Jóvenes quienes ingresaron antes al servicio y, por tanto, tenían autoridad sobre
uno. Como todo centro médico, este también poseía pasadizos angostos en los
cuales teníamos que formarnos para entrar a diversos consultorios. Estos ‘antiguos’
eran los encargados de mantener el orden en las filas. Estaban vestidos con el
típico uniforme blanco, el cual corresponde a época de verano. Todos los postulantes manteníamos un orden sacrosanto.
Sin que nadie nos diga algo nos manteníamos en silencio y sin movernos de donde
nos colocaron. Es increíble lo que puede hacer el miedo a lo desconocido. Miedo
incluso a pesar de que éramos una buena cantidad quienes hacíamos las filas. Si
los ‘antiguos’ no hubieran estado, creo que igual hubiésemos mantenido todo en
estricto orden; pero ahí estaban, deambulando como moscas alrededor de nosotros:
al acecho. De pronto, como guiados por un mandato imperceptible, empezaron a hacer
preguntas con ese aire de autoridad que les daba el nimio acontecimiento de
haber entrado al servicio antes que nosotros. “¿Cómo te llamas?, ¿de dónde
eres?, ¿tienes cigarros?”. En nuestras respuestas empezaba a notarse ese tufillo
de terror que tratas de ocultar con sonrisas estúpidas que no convencían a
nadie. “¿Por qué no respondes?, ¿crees que soy huevón?, ¿a quién le has dado mis
cigarrillos, mierda?” En la medida de que los antiguos empezaban a subir el
tono de su voz, empezábamos a entrar en pánico. A pesar de todo, nadie se
movía. En algún lugar se escuchó que a alguien lo golpeaban con la macana que
tenían. En ese momento, un ‘antiguo’ se me acercó. “Así que ustedes son
relajados”. “No, antiguo”. “¡Calla, mierda!”. Sentí un golpe a la altura del
omoplato. Un golpe seco. Cuando volteé a ver al ‘antiguo’, en su mirada había rabia.
Me sorprendió que jóvenes mayores que nosotros por algunos meses, nos golpearan
y trataran de humillarnos sin motivo alguno. Esa rabia la he vuelto a ver,
muchos años después, en algunos de mis alumnos que se nota que están enfadados con
la vida. “¿Me has traído cigarrillos?”. “No, antiguo”. Esta vez los golpes
fueron en el dorso de la mano. El dolor que se experimenta es terrible. En esa
parte no hay músculos que amortigüen los golpes. Cae como una piedra sobre los
huesos metacarpianos. Otra vez. Parecía que sabía dónde golpear para lastimar. Luego
tomó mi muñeca y la separó del muslo donde estaba. “¡Pega la mano, carajo!”. Golpe.

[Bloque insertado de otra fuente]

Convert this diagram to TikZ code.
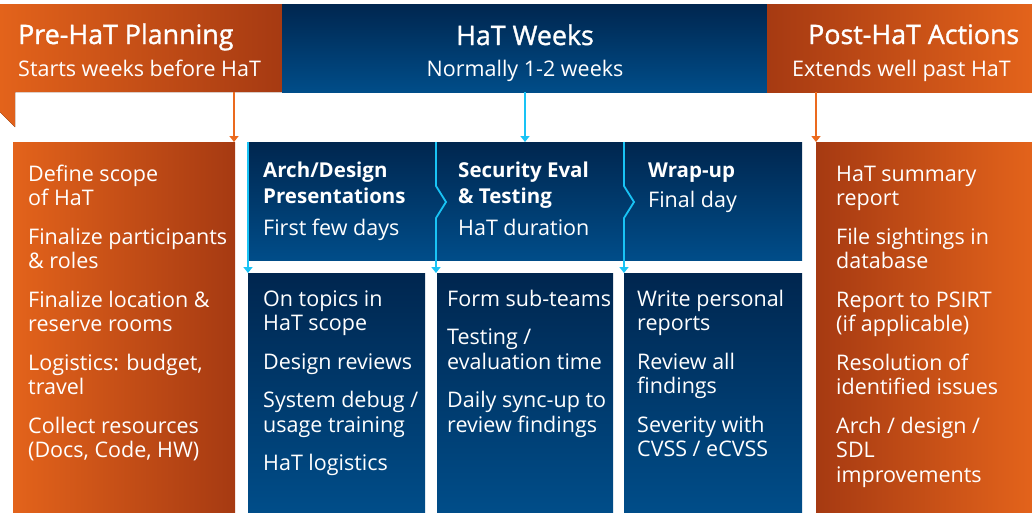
\documentclass[tikz,border=0pt]{standalone}
\usepackage{fontspec}
\setmainfont{Open Sans}
\newfontfamily\medfont[FakeBold=1.2]{Open Sans}
\usetikzlibrary{arrows.meta}

\definecolor{orL}{HTML}{E3631B}
\definecolor{orD}{HTML}{A63A12}
\definecolor{navyT}{HTML}{00264F}
\definecolor{navyB}{HTML}{004D89}
\definecolor{cyanL}{HTML}{19C3F5}
\definecolor{orLine}{HTML}{EB6A1E}

\newcommand{\fl}{\rule{0pt}{17pt}}

\begin{document}
\begin{tikzpicture}[x=1pt,y=-1pt,
  box/.style={rectangle, inner sep=0pt, outer sep=0pt, anchor=north west},
  orbox/.style={box, left color=orL, right color=orD},
  orboxR/.style={box, left color=orD, right color=orL},
  bluebox/.style={box, top color=navyT, bottom color=navyB},
  hd/.style={text=white, inner sep=0pt, font=\medfont\fontsize{26.8}{30}\selectfont},
  sub/.style={text=white, inner sep=0pt, font=\fontsize{21.5}{26}\selectfont},
  body/.style={text=white, inner sep=0pt, anchor=north west, align=left,
    font=\fontsize{21.5}{24.5}\selectfont},
  ttl/.style={text=white, inner sep=0pt, anchor=north west, align=left,
    font=\bfseries\fontsize{20.5}{26}\selectfont},
  orarrow/.style={draw=orLine, line width=1.6pt, -{Triangle[width=9pt,length=6pt]}},
  cyarrow/.style={draw=cyanL, line width=1.8pt, -{Triangle[width=9pt,length=6pt]}}
]
\useasboundingbox (0,0) rectangle (1032,512);

% ---- top banner ----
\fill[left color=orL, right color=orD]
  (0,4) -- (282,4) -- (282,92) -- (15,92) -- (15,127) -- (0,112) -- cycle;
\node[box, minimum width=282pt, minimum height=88pt] (preHead) at (0,4) {};
\node[bluebox, minimum width=485pt, minimum height=88pt] (hatHead) at (282,4) {};
\node[orboxR, minimum width=265pt, minimum height=88pt] (postHead) at (767,4) {};

\node[hd, anchor=base west] (preT) at (18,44) {Pre-HaT Planning};
\node[sub, anchor=base west] (preS) at (18,76) {Starts weeks before HaT};
\node[hd, anchor=base] (hatT) at (525,45) {HaT Weeks};
\node[sub, anchor=base] (hatS) at (525,76) {Normally 1-2 weeks};
\node[hd, anchor=base west] (postT) at (808,44) {Post-HaT Actions};
\node[sub, anchor=base west] (postS) at (792,76) {Extends well past HaT};

% ---- column boxes ----
\node[orbox, minimum width=222pt, minimum height=370pt] (preBox) at (13,142) {};
\node[bluebox, minimum width=555pt, minimum height=118pt] (topBlue) at (247,142) {};
\node[bluebox, minimum width=177pt, minimum height=239pt] (boxA) at (248,273) {};
\node[bluebox, minimum width=176pt, minimum height=239pt] (boxB) at (437,273) {};
\node[bluebox, minimum width=178pt, minimum height=239pt] (boxC) at (624,273) {};
\node[orboxR, minimum width=216pt, minimum height=370pt] (postBox) at (816,142) {};

% ---- connectors from the banner ----
\coordinate (pa) at (234,92);
\coordinate (ha) at (525,92);
\coordinate (qa) at (816,92);
\draw[orarrow] (pa) -- (pa |- preBox.north);
\draw[cyarrow] (ha) -- (ha |- topBlue.north);
\draw[orarrow] (qa) -- (qa |- postBox.north);

% ---- phase separators inside the HaT block ----
\coordinate (s0) at (248,142);
\coordinate (s1) at (436,142);
\coordinate (s2) at (624,142);
\draw[cyarrow] (s0) -- (s0 |- boxA.north);
\draw[cyarrow] (s1) -- ++(0,44) -- ++(10,16) -- ++(-10,16) -- (s1 |- boxB.north);
\draw[cyarrow] (s2) -- ++(0,44) -- ++(10,16) -- ++(-10,16) -- (s2 |- boxC.north);

% ---- phase titles ----
\node[ttl] (t1) at (263,160) {\fl Arch/Design\\Presentations};
\node[sub, anchor=base west] (t1s) at (263,235) {First few days};
\node[ttl] (t2) at (458,160) {\fl Security Eval\\\& Testing};
\node[sub, anchor=base west] (t2s) at (458,235) {HaT duration};
\node[ttl] (t3) at (648,160) {\fl Wrap-up};
\node[sub, anchor=base west] (t3s) at (648,207) {Final day};

% ---- column contents ----
\node[body] (preL) at (28,164) {\fl Define scope\\of HaT\\[14pt]
  Finalize participants\\\& roles\\[14pt]
  Finalize location \&\\reserve rooms\\[14pt]
  Logistics: budget,\\travel\\[14pt]
  Collect resources\\(Docs, Code, HW)};

\node[body] (aL) at (263,289) {\fl On topics in\\HaT scope\\[14pt]
  Design reviews\\[14pt]
  System debug /\\usage training\\[14pt]
  HaT logistics};

\node[body] (bL) at (447,289) {\fl Form sub-teams\\[14pt]
  Testing /\\evaluation time\\[14pt]
  Daily sync-up to\\review findings};

\node[body] (cL) at (637,289) {\fl Write personal\\reports\\[14pt]
  Review all\\findings\\[14pt]
  Severity with\\CVSS / eCVSS};

\node[body] (postL) at (836,164) {\fl HaT summary\\report\\[14pt]
  File sightings in\\database\\[14pt]
  Report to PSIRT\\(if applicable)\\[14pt]
  Resolution of\\identified issues\\[14pt]
  Arch / design /\\SDL\\improvements};
\end{tikzpicture}
\end{document}
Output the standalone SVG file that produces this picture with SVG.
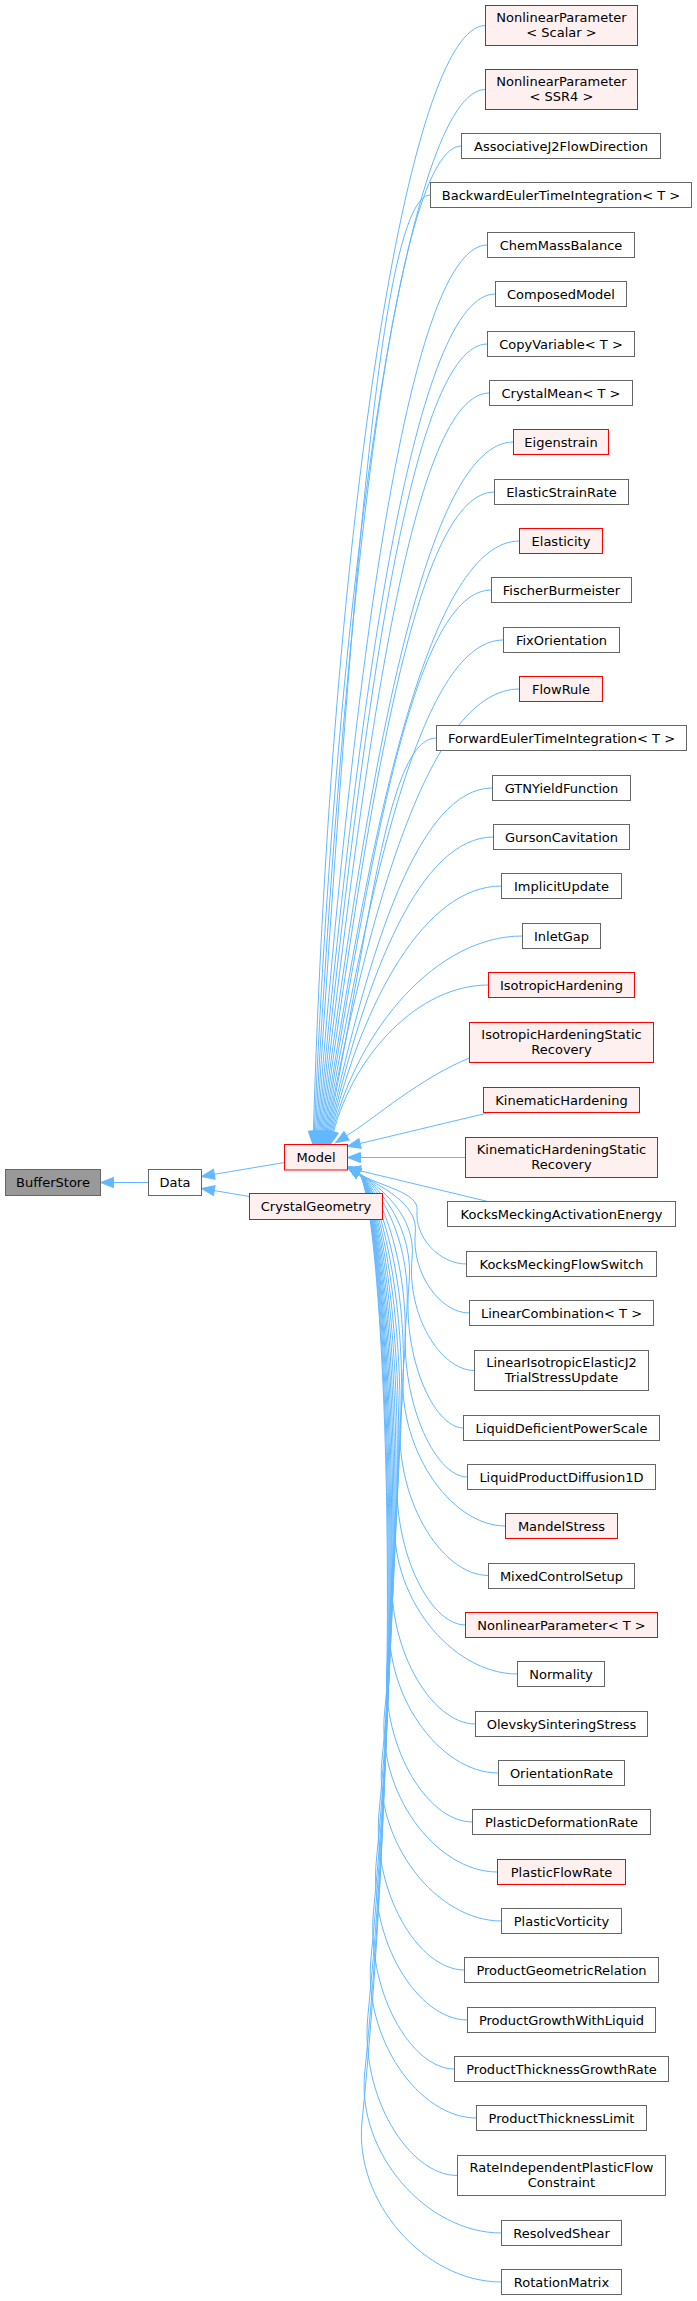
<svg xmlns="http://www.w3.org/2000/svg" width="697" height="2301" viewBox="0 0 697 2301">
<style>
text{font-family:"DejaVu Sans","Liberation Sans",sans-serif;font-size:13px;fill:#000;text-anchor:middle}
.g rect{fill:#fff;stroke:#666;stroke-width:1}
.r rect{fill:#fff0f0;stroke:#f00;stroke-width:1}
.root rect{fill:#999;stroke:#666;stroke-width:1}
#edges path{fill:none;stroke:#63b8ff;stroke-width:1;marker-start:url(#ah)}
</style>
<defs>
<marker id="ah" markerUnits="userSpaceOnUse" markerWidth="13" markerHeight="10" viewBox="0 0 13 10" refX="0" refY="5" orient="auto-start-reverse" overflow="visible">
<path d="M0,0 L13,5 L0,10 z" fill="#63b8ff" stroke="#63b8ff" stroke-width="1"/>
</marker>
</defs>
<rect width="697" height="2301" fill="#fff"/>
<g id="edges">
<path d="M113.5,1182.5 L148.5,1182.5"/>
<path d="M214.3,1174.3 L284.5,1162.5"/>
<path d="M214.3,1190.6 L249.5,1196.5"/>
<path d="M313.4,1131.5 C331.6,523.4 408.1,25.5 485.5,25.5"/>
<path d="M314.4,1131.5 C338.5,558.9 408.5,89.5 485.5,89.5"/>
<path d="M315.5,1131.5 C344.8,590.3 395.8,146 461.5,146"/>
<path d="M316.6,1131.5 C350.6,617.5 379.2,195 430.5,195"/>
<path d="M317.6,1131.5 C355.6,645.4 411,245 487.5,245"/>
<path d="M318.7,1131.6 C360.2,672.8 415.9,294 495.5,294"/>
<path d="M319.7,1131.6 C363.9,700.7 412,344 487.5,344"/>
<path d="M320.8,1131.6 C367.1,728 413.6,393 489.5,393"/>
<path d="M321.8,1131.6 C369.6,755.3 427.2,442 513.5,442"/>
<path d="M322.9,1131.6 C371.4,783.2 417.3,492 494.5,492"/>
<path d="M324,1131.6 C372.7,810.5 431.5,541 519.5,541"/>
<path d="M325,1131.7 C373.3,837.7 416.6,590 491.5,590"/>
<path d="M326.1,1131.7 C373.1,865.4 423.7,640 503.5,640"/>
<path d="M327.1,1131.7 C372.4,892.5 432.9,689 519.5,689"/>
<path d="M328.2,1131.8 C371.1,919.5 387.8,738 436.5,738"/>
<path d="M329.2,1131.8 C368.9,946.9 419,788 492.5,788"/>
<path d="M330.3,1131.8 C366.3,973.8 420.1,837 493.5,837"/>
<path d="M331.3,1131.9 C362.9,1000.5 424.9,886 501.5,886"/>
<path d="M332.4,1131.9 C358.9,1027.5 437,936 522.5,936"/>
<path d="M333.5,1132 C354.4,1053.8 418.7,985 488.5,985"/>
<path d="M346.6,1135.8 C375,1118 420,1078 469.5,1058"/>
<path d="M360.1,1143.5 L489.5,1112.5"/>
<path d="M360.5,1157.5 L465.5,1157.5"/>
<path d="M360.1,1170.8 L487.9,1201.5"/>
<path d="M358.6,1173.4 C379.9,1186.6 418.9,1191.9 417.1,1210.4 C414.4,1237.2 439.3,1264 466.5,1264"/>
<path d="M358.6,1173.4 C379.9,1186.6 418.3,1202.9 415.3,1232.4 C411.3,1272.7 439.7,1313 469.5,1313"/>
<path d="M358.6,1173.4 C379.9,1186.6 416.4,1215.8 412.1,1258.3 C406.5,1314.4 440.2,1370.5 474.5,1370.5"/>
<path d="M358.6,1173.4 C379.9,1186.6 414.5,1228.8 409,1284.2 C401.8,1356.1 433.5,1428 463.5,1428"/>
<path d="M358.6,1173.4 C379.9,1186.6 413.5,1245.2 406.3,1317 C398.3,1397 433.8,1477 467.5,1477"/>
<path d="M358.6,1173.4 C379.9,1186.6 413.2,1269.7 403.6,1366 C395.6,1446 449.5,1526 505.5,1526"/>
<path d="M358.6,1173.4 C379.9,1186.6 413,1294.4 400.9,1415.5 C392.9,1495.5 440.3,1575.5 488.5,1575.5"/>
<path d="M358.6,1173.4 C379.9,1186.6 412.7,1319.2 398.1,1465 C390.1,1545 428.4,1625 465.5,1625"/>
<path d="M358.6,1173.4 C379.9,1186.6 412.4,1343.7 395.4,1514 C387.4,1594 450.4,1674 517.5,1674"/>
<path d="M358.6,1173.4 C379.9,1186.6 412.2,1368.7 392.7,1564 C384.7,1644 430,1724 475.5,1724"/>
<path d="M358.6,1173.4 C379.9,1186.6 412,1393.2 390,1613 C382,1693 438.8,1773 498.5,1773"/>
<path d="M358.6,1173.4 C379.9,1186.6 411.7,1417.7 387.3,1662 C379.3,1742 425.6,1822 472.5,1822"/>
<path d="M358.6,1173.4 C379.9,1186.6 411.5,1442.7 384.6,1712 C376.6,1792 435.4,1872 497.5,1872"/>
<path d="M358.6,1173.4 C379.9,1186.6 411.3,1467.2 381.9,1761 C373.9,1841 435.7,1921 501.5,1921"/>
<path d="M358.6,1173.4 C379.9,1186.6 411,1491.7 379.2,1810 C371.2,1890 417.6,1970 464.5,1970"/>
<path d="M358.6,1173.4 C379.9,1186.6 410.7,1516.7 376.4,1860 C368.4,1940 417.4,2020 467.5,2020"/>
<path d="M358.6,1173.4 C379.9,1186.6 410.5,1541.2 373.7,1909 C365.7,1989 410.1,2069 454.5,2069"/>
<path d="M358.6,1173.4 C379.9,1186.6 410.2,1565.7 371,1958 C363,2038 418.5,2118 476.5,2118"/>
<path d="M358.6,1173.4 C379.9,1186.6 410,1594.4 367.9,2015.5 C359.9,2095.5 408.2,2175.5 457.5,2175.5"/>
<path d="M358.6,1173.4 C379.9,1186.6 409.7,1623.2 364.7,2073 C356.7,2153 426.3,2233 501.5,2233"/>
<path d="M358.6,1173.4 C379.9,1186.6 409.4,1647.7 362,2122 C354,2202 424.8,2282 501.5,2282"/>
</g>
<g id="BufferStore" class="root"><rect x="5.5" y="1169.5" width="95" height="26"/><text x="53" y="1186.5">BufferStore</text></g>
<g id="Data" class="g"><rect x="148.5" y="1169.5" width="53" height="26"/><text x="175" y="1186.5">Data</text></g>
<g id="Model" class="r"><rect x="284.5" y="1144.5" width="63" height="25.5"/><text x="316" y="1161.5">Model</text></g>
<g id="CrystalGeometry" class="r"><rect x="249.5" y="1193.5" width="133" height="26"/><text x="316" y="1210.5">CrystalGeometry</text></g>
<g id="n1" class="r"><rect x="485.5" y="5.5" width="152" height="40"/><text x="561.5" y="21.5">NonlinearParameter</text><text x="561.5" y="36.5">&lt; Scalar &gt;</text></g>
<g id="n2" class="r"><rect x="485.5" y="69.5" width="152" height="40"/><text x="561.5" y="85.5">NonlinearParameter</text><text x="561.5" y="100.5">&lt; SSR4 &gt;</text></g>
<g id="n3" class="g"><rect x="461.5" y="133.5" width="199" height="25"/><text x="561" y="150.5">AssociativeJ2FlowDirection</text></g>
<g id="n4" class="g"><rect x="430.5" y="182.5" width="261" height="25"/><text x="561" y="199.5">BackwardEulerTimeIntegration&lt; T &gt;</text></g>
<g id="n5" class="g"><rect x="487.5" y="232.5" width="147" height="25"/><text x="561" y="249.5">ChemMassBalance</text></g>
<g id="n6" class="g"><rect x="495.5" y="281.5" width="131" height="25"/><text x="561" y="298.5">ComposedModel</text></g>
<g id="n7" class="g"><rect x="487.5" y="331.5" width="147" height="25"/><text x="561" y="348.5">CopyVariable&lt; T &gt;</text></g>
<g id="n8" class="g"><rect x="489.5" y="380.5" width="143" height="25"/><text x="561" y="397.5">CrystalMean&lt; T &gt;</text></g>
<g id="n9" class="r"><rect x="513.5" y="429.5" width="95" height="25"/><text x="561" y="446.5">Eigenstrain</text></g>
<g id="n10" class="g"><rect x="494.5" y="479.5" width="134" height="25"/><text x="561.5" y="496.5">ElasticStrainRate</text></g>
<g id="n11" class="r"><rect x="519.5" y="528.5" width="83" height="25"/><text x="561" y="545.5">Elasticity</text></g>
<g id="n12" class="g"><rect x="491.5" y="577.5" width="140" height="25"/><text x="561.5" y="594.5">FischerBurmeister</text></g>
<g id="n13" class="g"><rect x="503.5" y="627.5" width="116" height="25"/><text x="561.5" y="644.5">FixOrientation</text></g>
<g id="n14" class="r"><rect x="519.5" y="676.5" width="83" height="25"/><text x="561" y="693.5">FlowRule</text></g>
<g id="n15" class="g"><rect x="436.5" y="725.5" width="250" height="25"/><text x="561.5" y="742.5">ForwardEulerTimeIntegration&lt; T &gt;</text></g>
<g id="n16" class="g"><rect x="492.5" y="775.5" width="138" height="25"/><text x="561.5" y="792.5">GTNYieldFunction</text></g>
<g id="n17" class="g"><rect x="493.5" y="824.5" width="136" height="25"/><text x="561.5" y="841.5">GursonCavitation</text></g>
<g id="n18" class="g"><rect x="501.5" y="873.5" width="120" height="25"/><text x="561.5" y="890.5">ImplicitUpdate</text></g>
<g id="n19" class="g"><rect x="522.5" y="923.5" width="78" height="25"/><text x="561.5" y="940.5">InletGap</text></g>
<g id="n20" class="r"><rect x="488.5" y="972.5" width="146" height="25"/><text x="561.5" y="989.5">IsotropicHardening</text></g>
<g id="n21" class="r"><rect x="469.5" y="1022.5" width="184" height="40"/><text x="561.5" y="1038.5">IsotropicHardeningStatic</text><text x="561.5" y="1053.5">Recovery</text></g>
<g id="n22" class="r"><rect x="483.5" y="1087.5" width="156" height="25"/><text x="561.5" y="1104.5">KinematicHardening</text></g>
<g id="n23" class="r"><rect x="465.5" y="1137.5" width="192" height="40"/><text x="561.5" y="1153.5">KinematicHardeningStatic</text><text x="561.5" y="1168.5">Recovery</text></g>
<g id="n24" class="g"><rect x="447.5" y="1201.5" width="228" height="25"/><text x="561.5" y="1218.5">KocksMeckingActivationEnergy</text></g>
<g id="n25" class="g"><rect x="466.5" y="1251.5" width="190" height="25"/><text x="561.5" y="1268.5">KocksMeckingFlowSwitch</text></g>
<g id="n26" class="g"><rect x="469.5" y="1300.5" width="184" height="25"/><text x="561.5" y="1317.5">LinearCombination&lt; T &gt;</text></g>
<g id="n27" class="g"><rect x="474.5" y="1350.5" width="174" height="40"/><text x="561.5" y="1366.5">LinearIsotropicElasticJ2</text><text x="561.5" y="1381.5">TrialStressUpdate</text></g>
<g id="n28" class="g"><rect x="463.5" y="1415.5" width="196" height="25"/><text x="561.5" y="1432.5">LiquidDeficientPowerScale</text></g>
<g id="n29" class="g"><rect x="467.5" y="1464.5" width="188" height="25"/><text x="561.5" y="1481.5">LiquidProductDiffusion1D</text></g>
<g id="n30" class="r"><rect x="505.5" y="1513.5" width="112" height="25"/><text x="561.5" y="1530.5">MandelStress</text></g>
<g id="n31" class="g"><rect x="488.5" y="1563.5" width="146" height="25"/><text x="561.5" y="1580.5">MixedControlSetup</text></g>
<g id="n32" class="r"><rect x="465.5" y="1612.5" width="192" height="25"/><text x="561.5" y="1629.5">NonlinearParameter&lt; T &gt;</text></g>
<g id="n33" class="g"><rect x="517.5" y="1661.5" width="87" height="25"/><text x="561" y="1678.5">Normality</text></g>
<g id="n34" class="g"><rect x="475.5" y="1711.5" width="172" height="25"/><text x="561.5" y="1728.5">OlevskySinteringStress</text></g>
<g id="n35" class="g"><rect x="498.5" y="1760.5" width="126" height="25"/><text x="561.5" y="1777.5">OrientationRate</text></g>
<g id="n36" class="g"><rect x="472.5" y="1809.5" width="178" height="25"/><text x="561.5" y="1826.5">PlasticDeformationRate</text></g>
<g id="n37" class="r"><rect x="497.5" y="1859.5" width="128" height="25"/><text x="561.5" y="1876.5">PlasticFlowRate</text></g>
<g id="n38" class="g"><rect x="501.5" y="1908.5" width="120" height="25"/><text x="561.5" y="1925.5">PlasticVorticity</text></g>
<g id="n39" class="g"><rect x="464.5" y="1957.5" width="194" height="25"/><text x="561.5" y="1974.5">ProductGeometricRelation</text></g>
<g id="n40" class="g"><rect x="467.5" y="2007.5" width="188" height="25"/><text x="561.5" y="2024.5">ProductGrowthWithLiquid</text></g>
<g id="n41" class="g"><rect x="454.5" y="2056.5" width="214" height="25"/><text x="561.5" y="2073.5">ProductThicknessGrowthRate</text></g>
<g id="n42" class="g"><rect x="476.5" y="2105.5" width="170" height="25"/><text x="561.5" y="2122.5">ProductThicknessLimit</text></g>
<g id="n43" class="g"><rect x="457.5" y="2155.5" width="208" height="40"/><text x="561.5" y="2171.5">RateIndependentPlasticFlow</text><text x="561.5" y="2186.5">Constraint</text></g>
<g id="n44" class="g"><rect x="501.5" y="2220.5" width="120" height="25"/><text x="561.5" y="2237.5">ResolvedShear</text></g>
<g id="n45" class="g"><rect x="501.5" y="2269.5" width="120" height="25"/><text x="561.5" y="2286.5">RotationMatrix</text></g>
</svg>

Otro ‘antiguo’ se acercó. El primero me soltó la muñeca y mi mano cayó. Volvió
a hacer lo mismo. “¡Pega la mano, mierda!”. No entendía lo que me quería decir.
Golpe. “Pega tu mano a tu muslo, calichín o te va a seguir gomeando. No seas
huevón”. Entendí. Cuando quiso separar mi mano de mi muslo, ya no pudo. “¡Así,
carajo!”. Miró hacia adelante. Antes de irse con el otro ‘antiguo’ volvió a
golpearme, pero esta vez en la cabeza. Siguió avanzado por entre las filas. Golpeaba
a diestra y siniestra. Sin motivo. Las horas fueron pasando. Los castigos eran
de los más variados. Golpes con el garrote o con los puños. Apagar cigarrillos
en las manos o en el pecho. Cuando por fin terminó todo, pudimos salir hacia la
calle en un desbande superlativo. Los pasadizos arrojaban chiquillos de todos
los colores y tamaños con el denominador común de haber sobrevivido al bautizo improvisado.
Cerca de la puerta del centro médico me volví a encontrar
con Ricardo. Lo rodeaba un grupo que parecía adorarlo. Acusaba ciertos moretones
en el rostro. Su cabello ensortijado fue cortado sobre la frente. A pesar de
eso, él iba muy relajado contando chistes, algunos de ellos los recuerdo hasta
hoy. Hace algunos meses pude contactarme con él después de casi tres décadas. Le
hice recordar la escena de los chistes.
- ¿Santamaría, te acuerdas de eso?
- Claro, Corky. ¡Cómo me voy a olvidar!
- Negrito, ese día todos te admiramos. Todos estábamos muy
asustados al salir. Pensábamos nunca más regresar, pero cuando te vimos sin miedo
y riéndote de lo que nos había pasado, muchos, como yo, por ejemplo, dijimos que
si el Negro Santamaría puede, todos podemos. Nos diste una luz de esperanza,
Negro. Nos salvaste en ese día, por eso regresamos a la Marina.
- ¿Corky, sabes una cosa?
- ¿Qué, Negro?
- Ese día me puse a contar chiste porque me cagaba de miedo.